High Court Mandates Online Conduction of Final Year Examinations for DU Students

The Delhi High Court has asked DU to conduct final year examinations for final year students in the open book, online form.

In a latest development to the ongoing confusion over the conduction of final year examinations amid the coronavirus pandemic for students of Delhi University, the High Court has now cleared the air and decided to grant DU the permission to conduct online open book exams for the students of the final year. These final year examinations that would be conducted online will begin from August 10.

It is in this context that the UGC has been asked to comply with a series of directions to make the conduction of online exams a very smooth process.

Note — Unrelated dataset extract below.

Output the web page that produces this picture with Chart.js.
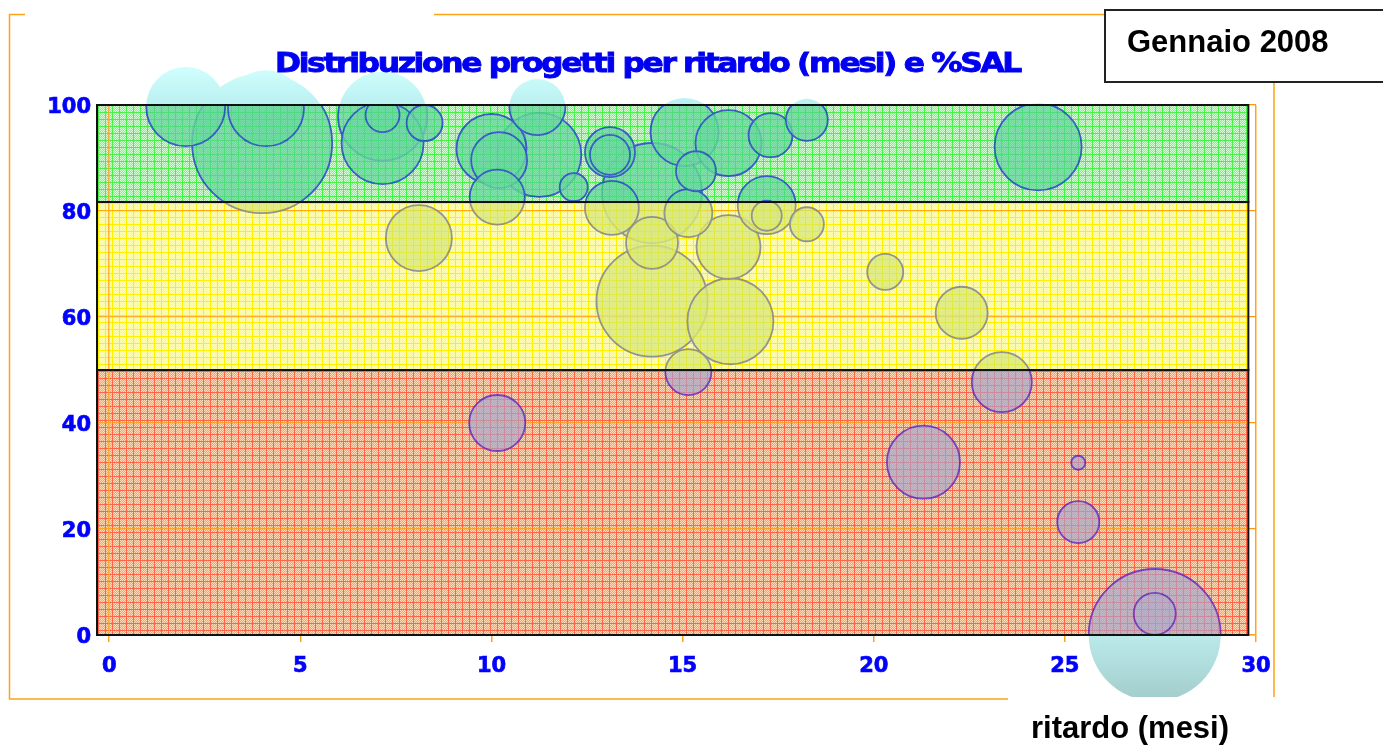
<!DOCTYPE html>
<html>
<head>
<meta charset="utf-8">
<title>Distribuzione progetti per ritardo (mesi) e %SAL</title>
<script src="https://cdn.jsdelivr.net/npm/chart.js@4/dist/chart.umd.min.js"></script>
<style>
  html, body { margin: 0; padding: 0; background: #fff; }
  canvas { display: block; }
</style>
</head>
<body>
<canvas id="myChart" width="1383" height="745"></canvas>
<script>
// ritardo (mesi) e % SAL di ogni progetto, raggio della bolla in px
const ritardo = [2.0, 4.1, 4.0, 7.15, 7.15, 7.15, 8.25, 8.1, 10.0, 10.2, 10.15, 11.2, 11.25, 12.15,
                 13.1, 13.1, 13.15, 14.2, 15.05, 15.35, 15.15, 16.2, 17.3, 18.25, 17.2, 17.2, 18.25,
                 14.2, 16.2, 14.2, 16.25, 15.15, 10.15, 20.3, 22.3, 23.35, 21.3, 25.35, 25.35, 27.35,
                 27.35, 24.3];
const sal = [99.7, 99.4, 92.8, 97.9, 92.8, 98.1, 96.6, 74.9, 91.7, 89.6, 82.6, 99.6, 90.6, 84.5,
             91.1, 90.6, 80.6, 83.4, 94.9, 87.5, 79.6, 92.8, 94.3, 97.2, 81.1, 79.1, 77.5,
             74.0, 73.2, 63.0, 59.2, 49.6, 40.0, 68.5, 60.8, 47.7, 32.6, 32.5, 21.3, 0,
             4.0, 92.1];
const bubbleRadius = [39.5, 38, 70, 44.5, 41, 17, 18, 33, 35, 28, 27.5, 28, 42, 14,
                      25, 20, 27, 50, 34, 20, 24, 33, 22, 21, 29, 15, 17,
                      26, 32, 55.5, 43, 23, 28, 18, 26, 30, 36.5, 7, 21, 66,
                      21, 43.5];

const xTicks = [0, 5, 10, 15, 20, 25, 30];
const yTicks = [0, 20, 40, 60, 80, 100];
const bandLimits = [0, 50, 81.7, 100];   // rosso, giallo, verde
const bandEnd = 29.8;

const chartTitle = 'Distribuzione progetti per ritardo (mesi) e %SAL';
const dateLabel = 'Gennaio 2008';
const xTitle = 'ritardo (mesi)';

const orange = '#ffa31a';
const blue = '#0000ff';
const font = '"DejaVu Sans", Verdana, sans-serif';

const ctx = document.getElementById('myChart').getContext('2d');

function makePattern(base, dot, line) {
    let c = document.createElement('canvas');
    c.width = 14;
    c.height = 14;
    let g = c.getContext('2d');
    g.fillStyle = base;
    g.fillRect(0, 0, 14, 14);
    g.fillStyle = dot;
    for (let i = 0; i < 14; i++) {
        for (let j = 0; j < 14; j++) {
            if ((i + j) % 2 === 0) g.fillRect(i, j, 1, 1);
        }
    }
    g.fillStyle = line;
    g.fillRect(0, 0, 14, 1);
    g.fillRect(0, 7, 14, 1);
    g.fillRect(0, 0, 1, 14);
    g.fillRect(7, 0, 1, 14);
    return ctx.createPattern(c, 'repeat');
}

// red, yellow, green
const bandPatterns = [
    makePattern('#fb9e7e', '#ffdab6', '#ff6448'),
    makePattern('#ffff62', '#ffffb4', '#fff000'),
    makePattern('#84f284', '#d4ffd4', '#4cef4c')
];

// colours per zone: above 100, green, yellow, red, below 0
function zoneGradient(chart, colors) {
    let y = chart.scales.y;
    let H = chart.height;
    let p = v => Math.min(1, Math.max(0, y.getPixelForValue(v) / H));
    let g = chart.ctx.createLinearGradient(0, 0, 0, H);
    let top = p(bandLimits[3]), gy = p(bandLimits[2]), yr = p(bandLimits[1]), bot = p(bandLimits[0]);
    g.addColorStop(0, colors[0][0]);
    g.addColorStop(Math.max(0, top - 40 / H), colors[0][0]);
    g.addColorStop(top, colors[0][1]);
    g.addColorStop(top, colors[1]);
    g.addColorStop(gy, colors[1]);
    g.addColorStop(gy, colors[2]);
    g.addColorStop(yr, colors[2]);
    g.addColorStop(yr, colors[3]);
    g.addColorStop(bot, colors[3]);
    g.addColorStop(bot, colors[4][0]);
    g.addColorStop(Math.min(1, bot + 62 / H), colors[4][1]);
    g.addColorStop(1, colors[4][1]);
    return g;
}

let fillCache = null, strokeCache = null;
function bubbleFill(c) {
    if (!c.chart.chartArea) return '#c8fafa';
    if (!fillCache) {
        fillCache = zoneGradient(c.chart, [
            ['rgb(210,255,255)', 'rgb(186,240,240)'],
            'rgba(84,209,152,0.8)',
            'rgba(208,228,112,0.8)',
            'rgba(163,166,212,0.8)',
            ['rgb(186,234,234)', 'rgb(165,206,206)']
        ]);
    }
    return fillCache;
}
function bubbleStroke(c) {
    if (!c.chart.chartArea) return '#1838c8';
    if (!strokeCache) {
        strokeCache = zoneGradient(c.chart, [
            ['rgba(0,0,0,0)', 'rgba(0,0,0,0)'],
            '#1838c8',
            '#78788a',
            '#5820c4',
            ['rgba(0,0,0,0)', 'rgba(0,0,0,0)']
        ]);
    }
    return strokeCache;
}

function bandRects(chart) {
    let x = chart.scales.x, y = chart.scales.y;
    let left = chart.chartArea.left, right = x.getPixelForValue(bandEnd);
    let rects = [];
    for (let i = 0; i < 3; i++) {
        let top = y.getPixelForValue(bandLimits[i + 1]);
        let bottom = y.getPixelForValue(bandLimits[i]);
        rects.push([left, top, right - left, bottom - top]);
    }
    return rects;
}

const bandsPlugin = {
    id: 'bands',
    beforeDraw(chart) {
        let c = chart.ctx;
        c.save();
        bandRects(chart).forEach((r, i) => {
            c.fillStyle = bandPatterns[i];
            c.fillRect(r[0], r[1], r[2], r[3]);
        });
        c.restore();
    },
    afterDatasetsDraw(chart) {
        let c = chart.ctx;
        c.save();
        // texture showing through the bubbles
        c.globalAlpha = 0.22;
        bandRects(chart).forEach((r, i) => {
            c.fillStyle = bandPatterns[i];
            c.fillRect(r[0], r[1], r[2], r[3]);
        });
        c.globalAlpha = 1;
        c.strokeStyle = '#111';
        c.lineWidth = 2;
        bandRects(chart).forEach(r => c.strokeRect(r[0], r[1], r[2], r[3]));
        c.restore();
    },
    afterDraw(chart) {
        let c = chart.ctx;
        c.save();
        // outer frame
        c.strokeStyle = orange;
        c.lineWidth = 1.5;
        c.beginPath();
        c.moveTo(25, 14.5); c.lineTo(9.5, 14.5); c.lineTo(9.5, 699); c.lineTo(1008, 699);
        c.moveTo(434, 14.5); c.lineTo(1105, 14.5);
        c.moveTo(1274, 82); c.lineTo(1274, 697);
        c.stroke();

        // title
        c.font = 'bold 27px ' + font;
        c.fillStyle = '#0000f0';
        c.strokeStyle = '#0000f0';
        c.lineWidth = 0.9;
        c.textBaseline = 'alphabetic';
        c.textAlign = 'left';
        c.letterSpacing = '-2px';
        let w = c.measureText(chartTitle).width;
        c.save();
        c.translate(275, 72);
        c.scale(745 / w, 1);
        c.fillText(chartTitle, 0, 0);
        c.strokeText(chartTitle, 0, 0);
        c.restore();
        c.letterSpacing = '0px';

        // date box
        c.fillStyle = '#fff';
        c.fillRect(1105, 10, 290, 72);
        c.strokeStyle = '#222';
        c.lineWidth = 2;
        c.strokeRect(1105, 10, 290, 72);
        c.fillStyle = '#000';
        c.font = 'bold 31px "Liberation Sans", Arial, sans-serif';
        c.fillText(dateLabel, 1127, 52);

        // axis title
        c.textAlign = 'center';
        c.fillText(xTitle, 1130, 738);
        c.restore();
    }
};

const points = ritardo.map((x, i) => ({ x: x, y: sal[i], r: bubbleRadius[i] }))
    .sort((a, b) => b.r - a.r);

let chart = new Chart(ctx, {
    type: 'bubble',
    data: {
        datasets: [{
            label: 'progetti',
            data: points,
            backgroundColor: bubbleFill,
            borderColor: bubbleStroke,
            borderWidth: 1.8,
            clip: { left: false, top: false, right: false, bottom: 62 }
        }]
    },
    options: {
        responsive: false,
        animation: false,
        events: [],
        layout: { padding: { left: 0, top: 105, right: 127, bottom: 0 } },
        plugins: {
            legend: { display: false },
            tooltip: { enabled: false }
        },
        scales: {
            x: {
                type: 'linear',
                min: -0.32,
                max: 30,
                afterBuildTicks: s => { s.ticks = xTicks.map(v => ({ value: v })); },
                afterFit: s => { s.height = 110; },
                grid: {
                    color: c => (c.tick && (c.tick.value === 0 || c.tick.value === 30)) ? orange : 'rgba(0,0,0,0)',
                    lineWidth: 1.5,
                    tickColor: orange,
                    tickLength: 7
                },
                border: { color: orange, width: 1.5 },
                ticks: {
                    color: blue,
                    font: { family: font, size: 21, weight: 'bold' },
                    textStrokeColor: blue,
                    textStrokeWidth: 0.7,
                    padding: 12,
                    maxRotation: 0,
                    autoSkip: false
                }
            },
            y: {
                min: 0,
                max: 100,
                afterBuildTicks: s => { s.ticks = yTicks.map(v => ({ value: v })); },
                afterFit: s => { s.width = 97; },
                grid: { color: '#ff9a10', lineWidth: 1.2, drawTicks: false },
                border: { display: false },
                ticks: {
                    color: blue,
                    font: { family: font, size: 21, weight: 'bold' },
                    textStrokeColor: blue,
                    textStrokeWidth: 0.7,
                    padding: 6,
                    labelOffset: 3
                }
            }
        }
    },
    plugins: [bandsPlugin]
});
</script>
</body>
</html>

The High Court did not pay heed to the demands of the students to put a stay on the final year exams in the context of the pandemic but instead mandated that instead of conducting exams offline, the exams can be conducted online. The court has said that the question papers would have to be uploaded on the university portal and emailed to the students. The court also said that the students will be given extra time to upload their answers online and after their answers have been received, they will get an automatically generated email proving the receipt of the name by the examining body. The court has asked the university to make sure that the centralised email ID has enough capacity so as to be able to receive the answer scripts of all the students. A grievance cell will also be made to address the issues faced by the students. The detailed information on  nodal officers, central ID, the colleges enrolled and concerned authorities will be published by August 8.

The university will then have to send the answer scripts to the teachers who will be checking them. The issue will be heard again on September 22 to make sure that the court’s mandate had been followed well. The debate over whether online examination should be conducted amid the coronavirus pandemic had become quite large because many bodies argued that it would be unfair for students who are not presently having an infrastructure that is conducive to good internet connectivity or have other accessibility issues. But the court says that given the present conditions, online examinations are the best bet.